Efficient Type Checking

The subscript n in the previous equation was to note that the hash depends on the type of the invoked object. H_n("Fetch") might be taken as H("Node__Fetch") or as H(H("Node"), "Fetch"). I prefer the latter but cannot come up with a good reason. Perhaps a conventional call on an object can provide its type hash more conveniently.

Hash Collisions

Perhaps we should use a good hash like SHA1, just because it is so easy. Even a poor hash will serve pretty well however. A 32 bit hash can be had as merely the low 32 bits of a strong hash. If an object were to have 64K orders then occasional hash collisions would begin to happen. This is very bad design and even in this case modest renaming of orders solves the problem. If an object has 4K order clusters each of size 16 (Node__Fetch is such a cluster) then collisions begin to arise. I see ne reason to coerce all objects into this pattern. Indeed the conversion can be gradual.
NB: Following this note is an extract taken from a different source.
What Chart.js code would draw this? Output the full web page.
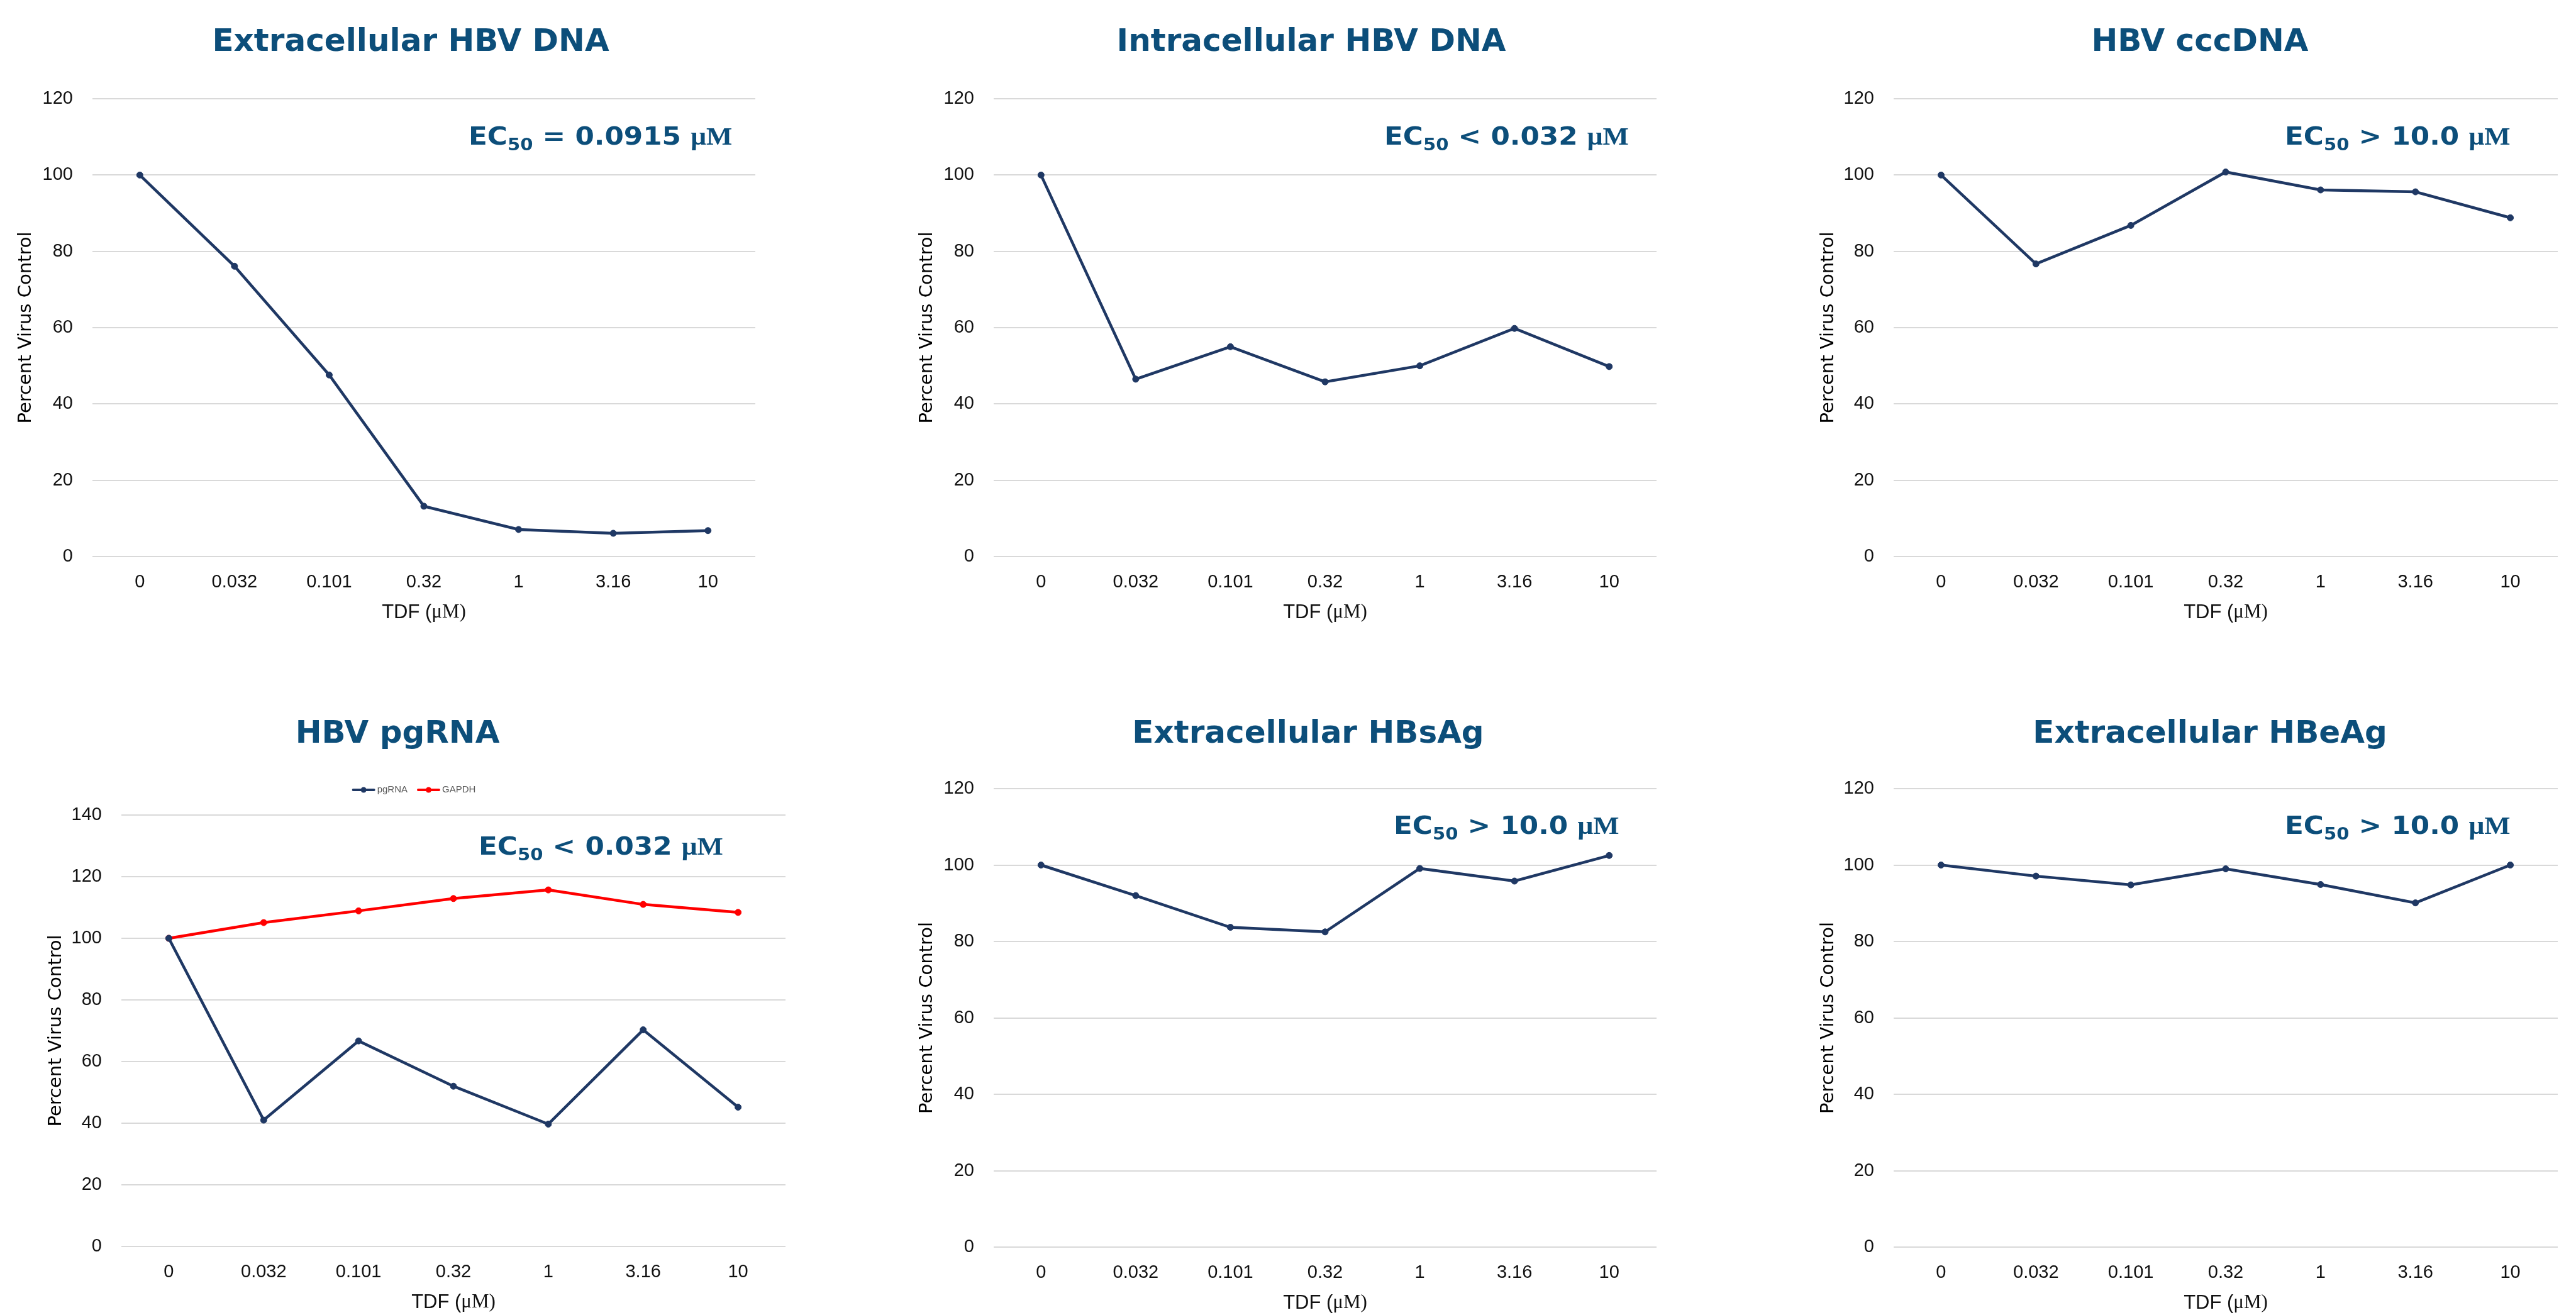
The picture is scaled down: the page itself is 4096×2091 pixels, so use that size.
<!DOCTYPE html>
<html>
<head>
<meta charset="utf-8">
<script src="https://cdn.jsdelivr.net/npm/chart.js@4.4.1/dist/chart.umd.min.js"></script>
<style>
  html, body { margin: 0; padding: 0; background: #fff; }
  body { width: 4096px; height: 2091px; position: relative; overflow: hidden; }
  canvas { position: absolute; }
</style>
</head>
<body>
<script>
// doses on the x axis
const doses = ["0", "0.032", "0.101", "0.32", "1", "3.16", "10"];

// percent of virus control
const extraDna = [100, 76.1, 47.6, 13.2, 7.1, 6.1, 6.8];
const intraDna = [100, 46.5, 55.0, 45.8, 50.0, 59.8, 49.8];
const cccDna   = [100, 76.7, 86.8, 100.8, 96.1, 95.6, 88.8];
const pgRna    = [100, 41.0, 66.7, 52.0, 39.7, 70.3, 45.2];
const gapdh    = [100, 105.1, 108.9, 112.9, 115.7, 111.0, 108.4];
const hbsAg    = [100, 92.0, 83.7, 82.5, 99.1, 95.8, 102.5];
const hbeAg    = [100, 97.1, 94.8, 99.0, 94.9, 90.1, 100.0];

const titles = ["Extracellular HBV DNA", "Intracellular HBV DNA", "HBV cccDNA",
                "HBV pgRNA", "Extracellular HBsAg", "Extracellular HBeAg"];
const ec50 = ["= 0.0915", "< 0.032", "> 10.0", "< 0.032", "> 10.0", "> 10.0"];
const yMax = [120, 120, 120, 140, 120, 120];

const NAVY = "#1F3864";
const BLUE_TEXT = "#0C4E7A";
const GRID = "#D9D9D9";

// page layout of each panel (canvas box, plot area, text anchors), window pixels
const panels = [
  { x: 0,    y: 0,    w: 1420, h: 1030, area: [147, 157, 1201, 885],   tx: 653,  ty: 81,   ex: 745,  ey: 230 },
  { x: 1433, y: 0,    w: 1428, h: 1030, area: [1580, 157, 2634, 885],  tx: 2085, ty: 81,   ex: 2201, ey: 230 },
  { x: 2866, y: 0,    w: 1230, h: 1030, area: [3011, 157, 4067, 885],  tx: 3498, ty: 81,   ex: 3633, ey: 230 },
  { x: 48,   y: 1035, w: 1385, h: 1056, area: [193, 1296, 1249, 1982], tx: 632,  ty: 1181, ex: 761,  ey: 1359, legend: [658, 1256] },
  { x: 1433, y: 1035, w: 1428, h: 1056, area: [1580, 1254, 2634, 1983], tx: 2080, ty: 1181, ex: 2216, ey: 1326 },
  { x: 2866, y: 1035, w: 1230, h: 1056, area: [3011, 1254, 4067, 1983], tx: 3514, ty: 1181, ex: 3633, ey: 1326 }
];

function drawEc50(ctx, text, x, y) {
  const size = 39;
  ctx.save();
  ctx.translate(x, y);
  ctx.scale(1.12, 1);
  ctx.textAlign = "left";
  ctx.textBaseline = "alphabetic";
  let cx = 0;
  ctx.font = `bold ${size}px "DejaVu Sans"`;
  ctx.fillText("EC", cx, 0);
  cx += ctx.measureText("EC").width;
  ctx.font = `bold ${Math.round(size * 0.66)}px "DejaVu Sans"`;
  ctx.fillText("50", cx, size * 0.22);
  cx += ctx.measureText("50").width;
  ctx.font = `bold ${size}px "DejaVu Sans"`;
  const mid = " " + text + " ";
  ctx.fillText(mid, cx, 0);
  cx += ctx.measureText(mid).width;
  ctx.font = `bold ${size}px "Liberation Serif"`;
  ctx.fillText("\u03bcM", cx, 0);
  ctx.restore();
}

function drawXTitle(ctx, cx, cy) {
  ctx.save();
  ctx.textBaseline = "middle";
  ctx.textAlign = "left";
  ctx.fillStyle = "#111";
  const a = "TDF (", b = "\u03bcM)";
  ctx.font = '31px "Liberation Sans"';
  const wa = ctx.measureText(a).width;
  ctx.font = '31px "Liberation Serif"';
  const wb = ctx.measureText(b).width;
  let x = cx - (wa + wb) / 2;
  ctx.font = '31px "Liberation Sans"';
  ctx.fillText(a, x, cy);
  ctx.font = '31px "Liberation Serif"';
  ctx.fillText(b, x + wa, cy);
  ctx.restore();
}

function drawLegend(ctx, chart, cx, cy) {
  ctx.save();
  ctx.font = '15px "Liberation Sans"';
  ctx.textBaseline = "middle";
  ctx.textAlign = "left";
  const lineLen = 37, gap = 3, itemGap = 15;
  const items = chart.data.datasets.map(d => ({ text: d.label, color: d.borderColor }));
  const widths = items.map(it => lineLen + gap + ctx.measureText(it.text).width);
  const total = widths.reduce((s, w) => s + w, 0) + itemGap * (items.length - 1);
  let x = cx - total / 2;
  items.forEach((it, k) => {
    ctx.strokeStyle = it.color;
    ctx.fillStyle = it.color;
    ctx.lineWidth = 4;
    ctx.lineCap = "round";
    ctx.beginPath();
    ctx.moveTo(x + 2, cy);
    ctx.lineTo(x + lineLen - 2, cy);
    ctx.stroke();
    ctx.beginPath();
    ctx.arc(x + lineLen / 2, cy, 4.5, 0, Math.PI * 2);
    ctx.fill();
    ctx.fillStyle = "#595959";
    ctx.fillText(it.text, x + lineLen + gap, cy);
    x += widths[k] + itemGap;
  });
  ctx.restore();
}

const panelText = {
  id: "panelText",
  afterDraw(chart, args, opts) {
    const i = opts.index;
    const p = panels[i];
    const ctx = chart.ctx;
    ctx.save();
    ctx.fillStyle = BLUE_TEXT;
    ctx.textAlign = "center";
    ctx.textBaseline = "alphabetic";
    ctx.font = 'bold 50px "DejaVu Sans"';
    ctx.fillText(titles[i], p.tx - p.x, p.ty - p.y);
    drawEc50(ctx, ec50[i], p.ex - p.x, p.ey - p.y);
    ctx.restore();
    const area = chart.chartArea;
    drawXTitle(ctx, (area.left + area.right) / 2, area.bottom + 89);
    if (p.legend) drawLegend(ctx, chart, p.legend[0] - p.x, p.legend[1] - p.y);
  }
};

function series(label, values, color) {
  return {
    label: label,
    data: values,
    borderColor: color,
    backgroundColor: color,
    borderWidth: 4.5,
    pointRadius: 5,
    pointBackgroundColor: color,
    pointBorderColor: color,
    pointBorderWidth: 1,
    tension: 0,
    fill: false
  };
}

function makeChart(i, datasets) {
  const p = panels[i];
  const [L, T, R, B] = p.area;
  const canvas = document.createElement("canvas");
  canvas.width = p.w;
  canvas.height = p.h;
  canvas.style.left = p.x + "px";
  canvas.style.top = p.y + "px";
  document.body.appendChild(canvas);

  new Chart(canvas.getContext("2d"), {
    type: "line",
    data: { labels: doses, datasets: datasets },
    options: {
      responsive: false,
      animation: false,
      layout: { padding: { left: 0, top: T - p.y, right: p.x + p.w - R, bottom: 0 } },
      plugins: {
        legend: { display: false },
        tooltip: { enabled: false },
        panelText: { index: i }
      },
      scales: {
        x: {
          offset: true,
          grid: { display: false, drawTicks: false },
          border: { display: false },
          ticks: {
            autoSkip: false,
            maxRotation: 0,
            padding: 24,
            color: "#111",
            font: { family: "Liberation Sans", size: 29 }
          },
          afterFit: s => { s.height = p.y + p.h - B; }
        },
        y: {
          min: 0,
          max: yMax[i],
          grid: { color: GRID, lineWidth: 2, drawTicks: false },
          border: { display: false },
          ticks: {
            stepSize: 20,
            padding: 31,
            color: "#111",
            font: { family: "Liberation Sans", size: 29 }
          },
          title: {
            display: true,
            text: "Percent Virus Control",
            color: "#000",
            padding: { top: 24, bottom: 0 },
            font: { family: "DejaVu Sans", size: 29 }
          },
          afterFit: s => { s.width = L - p.x; }
        }
      }
    },
    plugins: [panelText]
  });
}

makeChart(0, [series("Extracellular HBV DNA", extraDna, NAVY)]);
makeChart(1, [series("Intracellular HBV DNA", intraDna, NAVY)]);
makeChart(2, [series("HBV cccDNA", cccDna, NAVY)]);
makeChart(3, [series("pgRNA", pgRna, NAVY), series("GAPDH", gapdh, "#FF0000")]);
makeChart(4, [series("Extracellular HBsAg", hbsAg, NAVY)]);
makeChart(5, [series("Extracellular HBeAg", hbeAg, NAVY)]);
</script>
</body>
</html>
Efficiency of Invocation Site

With a program such as KCPP going over the source before it gets to the compiler the array ht and OCP's can be automatically provided where the programmer merely specifies the symbolic order codes.

The call sites can be handled by a local transformation if we follow our current style of including the type of the invokee in symbolic form the order code for the invokee. A random 32 bit order code requires more infomarion than typical current order codes; the call site is likely to require about one extra instruction to hold the extra information. If something like header files are also available then compile time diagnostics are availbale. Lacking that only run time diagnostics are available. That is still much better than mysterious misbehavior due to misinterpretation of an order code delivered to an invokee of the wrong type. I think it is a good trade off.

The Command System

The command system can handle this easily. If any character string appears in the context of an order code, the hash function can be locally performed. Command files invoking these objects will certainly have symbolic order codes.

Really Polymorphic Orders

KT, KT+4, and perhaps a few more will remain unhashed, lest you need to know the type of an object to ask its type.